The court is already short of another Justice, in the sense that Judge Zondo is sitting on the Commission of Enquiry, so the court is sitting with 9 Justices. Two of those are acting justices, namely Justices Victor and Mathopo. This risks the court being split 5:5 on a decision, with no majority, leaving the law unclear, which has in fact happened.

With another three Justices stepping down in 2021, that would in a worst case scenario leave the court by the end of 2021 with only 6 permanent Justices out of the court’s full complement of 11 remaining, with the Cameron, Froneman, Kampepe, Jafta and Mogoeng seats empty.
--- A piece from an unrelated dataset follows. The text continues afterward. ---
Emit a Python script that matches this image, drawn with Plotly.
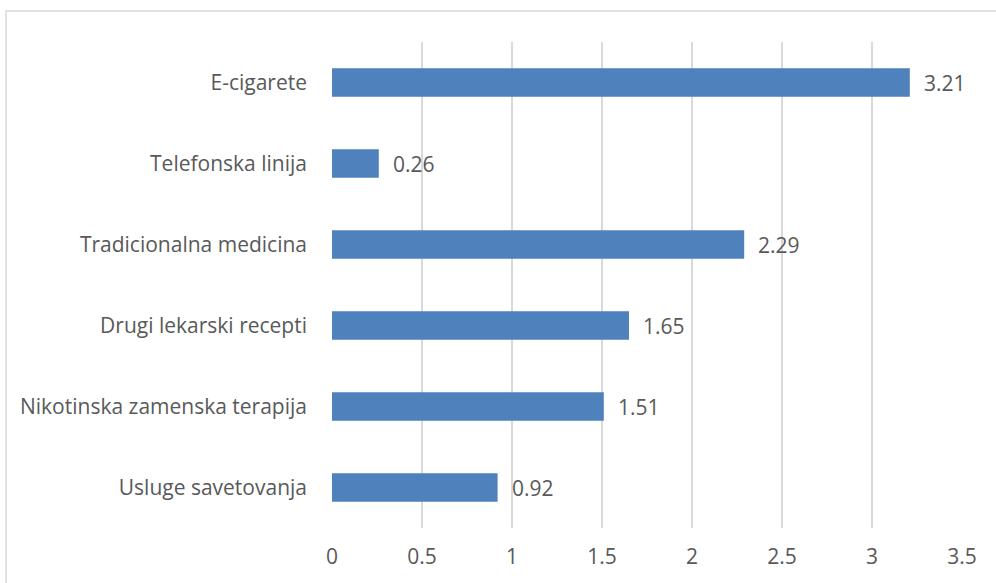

If for any reason Justice Zondo remains caught up in the Commission or went on leave, and his position on the court were temporarily filled by an acting judge, that would leave 6 vacancies and 5 permanent judges, with the court with a potential majority of candidates who have not actually been appointed to the court.

The JSC must interview candidates to fill all of these vacant positions, which will have to take place next year, and prepare a list of nominees with three names more than the number of appointments to be made. These are sent to the President, who must then pick his chosen candidates from the lists provided to him. The Chief Justice is appointed by a distinct process. The usual practice has been for the Chief Justice to be appointed from among the existing justices of the Constitutional Court, who are all appointed via the same process. The Chief Justice is then appointed following a specific process which gives the President a high degree of discretion.

This will leave, fortuitously, time for the Chief Justice to sit on some of the pending conduct issues in October, potentially helping to clear the backlog.